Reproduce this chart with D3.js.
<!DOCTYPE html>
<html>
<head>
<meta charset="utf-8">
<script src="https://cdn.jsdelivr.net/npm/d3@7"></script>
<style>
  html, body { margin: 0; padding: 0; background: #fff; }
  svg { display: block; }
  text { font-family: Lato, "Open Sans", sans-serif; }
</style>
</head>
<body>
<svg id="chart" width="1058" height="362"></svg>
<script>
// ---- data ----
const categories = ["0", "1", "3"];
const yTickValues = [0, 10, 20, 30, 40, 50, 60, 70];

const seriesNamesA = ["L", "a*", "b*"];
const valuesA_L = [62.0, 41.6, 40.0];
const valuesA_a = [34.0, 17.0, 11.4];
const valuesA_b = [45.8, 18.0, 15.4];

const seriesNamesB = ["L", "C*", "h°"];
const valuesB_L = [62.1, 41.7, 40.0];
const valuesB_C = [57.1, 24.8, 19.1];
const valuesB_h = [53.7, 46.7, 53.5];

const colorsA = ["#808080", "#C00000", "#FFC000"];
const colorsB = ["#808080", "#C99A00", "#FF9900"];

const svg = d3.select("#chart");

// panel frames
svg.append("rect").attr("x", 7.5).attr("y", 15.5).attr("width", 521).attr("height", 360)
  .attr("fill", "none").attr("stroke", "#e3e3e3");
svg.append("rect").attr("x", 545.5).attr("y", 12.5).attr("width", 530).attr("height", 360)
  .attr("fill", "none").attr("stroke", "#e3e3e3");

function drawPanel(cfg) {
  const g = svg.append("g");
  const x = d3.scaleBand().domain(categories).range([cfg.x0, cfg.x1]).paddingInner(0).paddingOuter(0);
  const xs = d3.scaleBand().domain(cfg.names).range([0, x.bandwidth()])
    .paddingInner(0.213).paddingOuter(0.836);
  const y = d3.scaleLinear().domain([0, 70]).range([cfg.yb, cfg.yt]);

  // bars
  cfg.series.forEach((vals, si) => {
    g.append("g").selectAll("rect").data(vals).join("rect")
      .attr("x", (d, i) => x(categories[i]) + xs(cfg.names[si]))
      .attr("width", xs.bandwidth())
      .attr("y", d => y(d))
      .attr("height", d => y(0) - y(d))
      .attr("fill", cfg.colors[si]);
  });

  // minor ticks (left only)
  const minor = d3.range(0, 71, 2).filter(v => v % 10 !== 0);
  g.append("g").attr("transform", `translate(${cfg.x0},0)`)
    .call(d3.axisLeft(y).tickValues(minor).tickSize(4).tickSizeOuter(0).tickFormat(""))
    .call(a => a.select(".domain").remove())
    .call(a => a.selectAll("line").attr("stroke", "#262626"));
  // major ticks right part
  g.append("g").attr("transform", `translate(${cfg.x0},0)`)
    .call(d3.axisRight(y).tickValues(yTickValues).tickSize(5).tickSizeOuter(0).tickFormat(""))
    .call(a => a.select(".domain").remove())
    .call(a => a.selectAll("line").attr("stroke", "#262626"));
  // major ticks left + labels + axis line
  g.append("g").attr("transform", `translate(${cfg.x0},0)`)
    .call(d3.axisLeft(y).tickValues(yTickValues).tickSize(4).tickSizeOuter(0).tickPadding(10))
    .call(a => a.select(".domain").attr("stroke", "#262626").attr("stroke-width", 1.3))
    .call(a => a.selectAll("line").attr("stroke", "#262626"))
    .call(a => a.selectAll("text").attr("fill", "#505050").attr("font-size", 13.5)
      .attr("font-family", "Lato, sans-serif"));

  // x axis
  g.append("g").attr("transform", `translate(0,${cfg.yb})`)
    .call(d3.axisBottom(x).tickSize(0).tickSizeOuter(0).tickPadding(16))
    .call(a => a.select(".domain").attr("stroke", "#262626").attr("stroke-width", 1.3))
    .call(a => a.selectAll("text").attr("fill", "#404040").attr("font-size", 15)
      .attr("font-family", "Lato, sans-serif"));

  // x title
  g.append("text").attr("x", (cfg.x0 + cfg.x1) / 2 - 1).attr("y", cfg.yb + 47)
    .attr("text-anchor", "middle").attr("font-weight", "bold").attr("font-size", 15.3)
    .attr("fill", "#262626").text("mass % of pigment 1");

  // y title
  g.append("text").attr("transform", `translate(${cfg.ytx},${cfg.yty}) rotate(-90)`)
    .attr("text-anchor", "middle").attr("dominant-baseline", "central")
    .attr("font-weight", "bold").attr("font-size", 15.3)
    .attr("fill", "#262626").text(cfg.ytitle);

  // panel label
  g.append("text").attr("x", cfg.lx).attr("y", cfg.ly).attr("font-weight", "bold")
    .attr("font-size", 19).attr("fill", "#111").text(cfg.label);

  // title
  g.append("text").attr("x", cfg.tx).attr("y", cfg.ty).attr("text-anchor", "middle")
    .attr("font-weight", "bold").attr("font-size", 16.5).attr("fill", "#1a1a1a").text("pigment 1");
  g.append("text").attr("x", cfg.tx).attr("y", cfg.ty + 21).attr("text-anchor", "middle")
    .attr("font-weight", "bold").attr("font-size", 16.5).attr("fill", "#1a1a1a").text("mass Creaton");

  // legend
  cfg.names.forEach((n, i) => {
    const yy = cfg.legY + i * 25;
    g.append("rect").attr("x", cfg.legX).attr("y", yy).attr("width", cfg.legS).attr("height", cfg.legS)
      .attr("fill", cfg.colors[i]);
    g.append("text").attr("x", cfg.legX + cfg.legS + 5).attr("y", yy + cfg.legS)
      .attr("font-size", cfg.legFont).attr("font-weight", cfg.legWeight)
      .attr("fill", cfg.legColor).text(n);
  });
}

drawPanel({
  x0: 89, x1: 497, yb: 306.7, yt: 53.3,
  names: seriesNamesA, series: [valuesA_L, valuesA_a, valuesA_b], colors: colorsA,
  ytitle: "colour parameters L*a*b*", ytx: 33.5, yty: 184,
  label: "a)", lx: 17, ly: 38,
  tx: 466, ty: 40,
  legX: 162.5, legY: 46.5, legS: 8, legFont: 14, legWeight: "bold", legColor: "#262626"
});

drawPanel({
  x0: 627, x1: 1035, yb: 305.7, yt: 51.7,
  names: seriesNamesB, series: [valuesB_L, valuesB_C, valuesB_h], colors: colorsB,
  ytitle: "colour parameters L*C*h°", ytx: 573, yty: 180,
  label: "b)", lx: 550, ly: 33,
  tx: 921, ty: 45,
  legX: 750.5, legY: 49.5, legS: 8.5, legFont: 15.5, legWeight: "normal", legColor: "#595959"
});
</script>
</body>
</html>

┄┄┄┄┄┄

• THE EXERCISE:
Filter the listing above for the string "chart" and copy every matching line.

• CORRECT ANSWER:
Reproduce this chart with D3.js.
<svg id="chart" width="1058" height="362"></svg>
const svg = d3.select("#chart");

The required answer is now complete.